Bryan Haynes, BA’90, LLB’93, wants other students from outside Quebec to have the same opportunity he had to study law in a bilingual environment.
Haynes spent his formative years in British Columbia, but that didn’t stop him from moving to Montreal as a law student – where he immersed himself in the city’s rich mixture of French and English traditions while studying at McGill’s Faculty of Law. Today, Haynes is a partner at the Calgary office of Bennett Jones LLP. He leads the commercial transactions practice group, and works extensively in cross-border transactions between Canada and the US. But Haynes remains committed to bilingualism and credits McGill’s Faculty of Law with helping him grasp early on the importance of thinking beyond jurisdictional boundaries.
As a tribute to his alma mater, Haynes generously donated $25,000 to the Quebec Research Centre of Private & Comparative Law, based at McGill’s Faculty of Law. The money will enable students from outside Quebec to work on the Centre’s main initiative – the bilingual Dictionnaires de droit privé / Private Law Dictionaries.
The Dictionaries Project has the mammoth task of maintaining and updating the volumes, which serve to outline Quebec’s private law system in civilian terms. The volumes are published in both French and English, and are considered essential to understanding Quebec’s civil law.
“The mix of cultures and languages make Montreal and McGill so special,” said Haynes. “I am honoured to have been able to take my McGill education back to Alberta, and I would love for other young people from outside of Quebec to have the opportunity to experience the same kind of richness.”

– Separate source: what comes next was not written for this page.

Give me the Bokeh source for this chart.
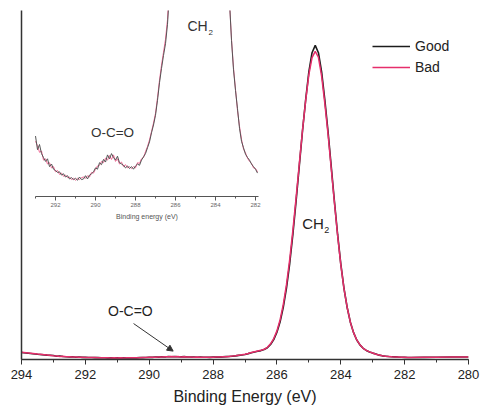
import numpy as np
from bokeh.plotting import figure
from bokeh.models import (Range1d, SingleIntervalTicker, FixedTicker, Legend, LegendItem,
                          Arrow, NormalHead)
from bokeh.core.properties import value
from bokeh.embed import file_html
from bokeh.resources import INLINE

# ---------------- data ----------------
binding_energy = [
    294.0, 293.5, 293.2,
    293.0, 292.9, 292.8, 292.7, 292.6, 292.5, 292.4, 292.3, 292.2, 292.1,
    292.0, 291.9, 291.8, 291.7, 291.6, 291.5, 291.4, 291.3, 291.2, 291.1,
    291.0, 290.9, 290.8, 290.7, 290.6, 290.5, 290.4, 290.3, 290.2, 290.1,
    290.0, 289.9, 289.8, 289.7, 289.6, 289.5, 289.4, 289.3, 289.2, 289.1,
    289.0, 288.9, 288.8, 288.7, 288.6, 288.5, 288.4, 288.3, 288.2, 288.1,
    288.0, 287.9, 287.8, 287.7, 287.6, 287.5, 287.4, 287.3, 287.2, 287.1,
    287.0, 286.9, 286.8, 286.7, 286.6, 286.5, 286.4, 286.3, 286.2,
    286.1, 286.0, 285.9, 285.8, 285.7, 285.6, 285.5, 285.4, 285.3, 285.2,
    285.1, 285.0, 284.9, 284.8, 284.7, 284.6, 284.5, 284.4, 284.3, 284.2,
    284.1, 284.0, 283.9, 283.8, 283.7, 283.6, 283.5, 283.4, 283.3,
    283.2, 283.1, 283.0, 282.9, 282.8, 282.7, 282.6, 282.5, 282.4, 282.3,
    282.2, 282.1, 282.0, 281.9, 281.8,
    281.4, 281.0, 280.5, 280.0,
]
good = [
    2.00, 1.50, 1.25,
    1.13, 0.92, 1.00, 0.86, 0.80, 0.74, 0.78, 0.66, 0.70, 0.62,
    0.60, 0.57, 0.58, 0.53, 0.55, 0.50, 0.52, 0.47, 0.49, 0.46,
    0.48, 0.45, 0.50, 0.46, 0.47, 0.52, 0.47, 0.53, 0.55, 0.58,
    0.64, 0.62, 0.72, 0.69, 0.77, 0.73, 0.84, 0.78, 0.86, 0.80,
    0.76, 0.82, 0.72, 0.70, 0.68, 0.64, 0.67, 0.63, 0.66, 0.62,
    0.67, 0.70, 0.68, 0.76, 0.81, 0.86, 0.95, 1.04, 1.18, 1.30,
    1.45, 1.68, 1.95, 2.17, 2.37, 2.55, 2.85, 3.35, 4.30,
    5.7, 7.8, 10.8, 15.0, 20.5, 27.5, 35.9, 45.4, 55.4, 65.4,
    74.4, 82.4, 87.9, 90.0, 87.9, 82.4, 74.4, 65.4, 55.4, 45.4,
    35.9, 27.4, 20.4, 14.9, 10.7, 7.7, 5.6, 4.2, 3.2,
    2.60, 2.15, 1.83, 1.55, 1.25, 1.05, 0.95, 0.85, 0.80, 0.76,
    0.70, 0.66, 0.62, 0.56, 0.58,
    0.62, 0.66, 0.70, 0.72,
]
bad = [
    2.05, 1.55, 1.30,
    1.05, 0.98, 0.88, 0.90, 0.76, 0.78, 0.70, 0.72, 0.64, 0.66,
    0.58, 0.60, 0.54, 0.56, 0.51, 0.53, 0.49, 0.50, 0.46, 0.48,
    0.45, 0.48, 0.46, 0.49, 0.50, 0.48, 0.52, 0.50, 0.57, 0.56,
    0.62, 0.67, 0.68, 0.74, 0.72, 0.79, 0.76, 0.83, 0.77, 0.84,
    0.74, 0.78, 0.70, 0.73, 0.66, 0.69, 0.64, 0.66, 0.63, 0.66,
    0.64, 0.72, 0.71, 0.78, 0.80, 0.89, 0.97, 1.07, 1.20, 1.33,
    1.48, 1.72, 1.99, 2.22, 2.42, 2.62, 2.92, 3.50, 4.50,
    6.0, 8.2, 11.4, 15.8, 21.5, 28.6, 37.0, 46.3, 56.0, 65.6,
    74.2, 81.6, 86.5, 88.3, 86.6, 81.2, 73.4, 64.6, 54.8, 45.0,
    35.6, 27.2, 20.3, 14.9, 10.7, 7.7, 5.6, 4.2, 3.2,
    2.62, 2.18, 1.85, 1.52, 1.28, 1.08, 0.93, 0.87, 0.79, 0.74,
    0.71, 0.64, 0.63, 0.58, 0.57,
    0.62, 0.66, 0.70, 0.72,
]
series_labels = ["Good", "Bad"]

inset_major_ticks = [292, 290, 288, 286, 284, 282]
inset_minor_ticks = [293, 291, 289, 287, 285, 283]
inset_tick_labels = ["292", "290", "288", "286", "284", "282"]
inset_limits = (293.0, 281.85)
inset_floor = 0.2

peak_position = 284.8
ocoo_position = 289.25

# ---------------- layout ----------------
W, H = 480, 410
BL, BR, BT, BB = 21, 12, 10, 51
FRAME_W, FRAME_H = W - BL - BR, H - BT - BB
FONT = "Liberation Sans"
BLACK = "#1c1c1c"
RED = "#e62e6b"

p = figure(width=W, height=H,
           x_range=Range1d(294, 280), y_range=Range1d(0, 100),
           output_backend="svg", toolbar_location=None,
           min_border_left=BL, min_border_right=BR, min_border_top=BT, min_border_bottom=BB)
p.outline_line_color = None
p.xgrid.visible = False
p.ygrid.visible = False
p.background_fill_color = "white"

xa = p.xaxis[0]
xa.ticker = SingleIntervalTicker(interval=2, num_minor_ticks=2)
xa.axis_label = "Binding Energy (eV)"
xa.axis_label_text_font = FONT
xa.axis_label_text_font_size = "16px"
xa.axis_label_text_font_style = "normal"
xa.axis_label_text_color = "#222222"
xa.axis_label_standoff = 6
xa.major_label_text_font = FONT
xa.major_label_text_font_size = "13px"
xa.major_label_text_color = "#222222"
xa.major_label_standoff = 5
xa.major_tick_in = 0
xa.major_tick_out = 5
xa.minor_tick_in = 0
xa.minor_tick_out = 3
xa.axis_line_color = "#333333"
xa.major_tick_line_color = "#333333"
xa.minor_tick_line_color = "#333333"
xa.axis_line_width = 1.3

ya = p.yaxis[0]
ya.ticker = FixedTicker(ticks=[])
ya.major_tick_in = 0
ya.major_tick_out = 0
ya.minor_tick_in = 0
ya.minor_tick_out = 0
ya.axis_line_color = "#333333"
ya.axis_line_width = 1.5

# inset ranges: 293 eV sits 14 px from frame left, 20 px per eV;
# 0.2 sits 186 px below frame top and 3.0 sits 4 px below frame top
ix_per_px = 1.0 / 20.0
ix_start = 293.0 + 14 * ix_per_px
ix_end = ix_start - FRAME_W * ix_per_px
iy_per_px = (3.0 - inset_floor) / 182.0
iy_end = 3.0 + 4 * iy_per_px
iy_start = iy_end - FRAME_H * iy_per_px
p.extra_x_ranges = {"ix": Range1d(ix_start, ix_end)}
p.extra_y_ranges = {"iy": Range1d(iy_start, iy_end)}

x = np.array(binding_energy)
g = np.array(good)
b = np.array(bad)

# main curves
r_good = p.line(x, g, line_color=BLACK, line_width=1.6)
r_bad = p.line(x, b, line_color=RED, line_width=1.5)

# inset curves
mask = (x <= inset_limits[0]) & (x >= inset_limits[1])
p.line(x[mask], b[mask], line_color="#f06a96", line_width=1.0,
       x_range_name="ix", y_range_name="iy")
p.line(x[mask], g[mask], line_color="#555555", line_width=1.0,
       x_range_name="ix", y_range_name="iy")

# inset axis
p.segment(x0=[inset_limits[0]], y0=[inset_floor], x1=[inset_limits[1]], y1=[inset_floor],
          line_color="#555555", line_width=1, x_range_name="ix", y_range_name="iy")
p.ray(x=inset_major_ticks, y=[inset_floor] * len(inset_major_ticks), length=4,
      length_units="screen", angle=-90, angle_units="deg", line_color="#555555",
      line_width=1, x_range_name="ix", y_range_name="iy")
p.ray(x=inset_minor_ticks, y=[inset_floor] * len(inset_minor_ticks), length=2,
      length_units="screen", angle=-90, angle_units="deg", line_color="#555555",
      line_width=1, x_range_name="ix", y_range_name="iy")
p.text(x=inset_major_ticks, y=[inset_floor] * len(inset_major_ticks), text=inset_tick_labels,
       text_font=value(FONT), text_font_size="6px", text_color="#666666",
       text_align="center", text_baseline="top", y_offset=6,
       x_range_name="ix", y_range_name="iy")
p.text(x=[(inset_limits[0] + inset_limits[1]) / 2], y=[inset_floor], text=["Binding energy (eV)"],
       text_font=value(FONT), text_font_size="7px", text_color="#555555",
       text_align="center", text_baseline="top", y_offset=16,
       x_range_name="ix", y_range_name="iy")

# inset annotations
p.text(x=[peak_position], y=[2.82], text=["CH"], text_font=value(FONT), text_font_size="14px",
       text_color="#333333", text_align="left", text_baseline="middle", x_offset=-12,
       x_range_name="ix", y_range_name="iy")
p.text(x=[peak_position], y=[2.82], text=["2"], text_font=value(FONT), text_font_size="8px",
       text_color="#333333", text_align="left", text_baseline="middle", x_offset=9, y_offset=6,
       x_range_name="ix", y_range_name="iy")
p.text(x=[ocoo_position - 0.1], y=[1.18], text=["O-C=O"], text_font=value(FONT), text_font_size="13.5px",
       text_color="#333333", text_align="center", text_baseline="middle",
       x_range_name="ix", y_range_name="iy")

# main annotations
p.text(x=[peak_position], y=[39.0], text=["CH"], text_font=value(FONT), text_font_size="15px",
       text_color="#222222", text_align="left", text_baseline="middle", x_offset=-13)
p.text(x=[peak_position], y=[39.0], text=["2"], text_font=value(FONT), text_font_size="9px",
       text_color="#222222", text_align="left", text_baseline="middle", x_offset=9, y_offset=7)
p.text(x=[290.59], y=[14.0], text=["O-C=O"], text_font=value(FONT), text_font_size="14px",
       text_color="#222222", text_align="center", text_baseline="middle")
p.add_layout(Arrow(end=NormalHead(size=6, fill_color="#333333", line_color="#333333", line_width=1),
                   x_start=290.49, y_start=10.3, x_end=ocoo_position, y_end=2.4,
                   line_color="#333333", line_width=1))

legend = Legend(items=[LegendItem(label=series_labels[0], renderers=[r_good]),
                       LegendItem(label=series_labels[1], renderers=[r_bad])],
                location=(351, 283), orientation="vertical",
                padding=0, margin=0, spacing=3, glyph_height=18, glyph_width=38,
                label_height=18, label_standoff=5,
                label_text_font=FONT, label_text_font_size="14px", label_text_color="#222222",
                border_line_color=None, background_fill_alpha=0)
p.add_layout(legend)

open("out.html", "w").write(file_html(p, INLINE))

McGill Law Professor Lionel Smith – currently the Director of the Centre, and who taught law in Edmonton before coming to McGill – said the QRCPCL is extremely grateful for Haynes’ generosity.
“Students are the lifeblood of the Dictionaries Project,” said Smith. “And because these dictionaries have become an essential tool for Quebec jurists, legal translators and scholars working in comparative law, the young people involved in the project are actually improving access to justice, while being immersed in a deep and scholarly way in the bilingual reality of Quebec civil law.”
Students hired through the fund will be known as Bryan Haynes Researchers. Law students from outside of Quebec will be eligible for these summer research positions, but preference will be given to people from Western Canada.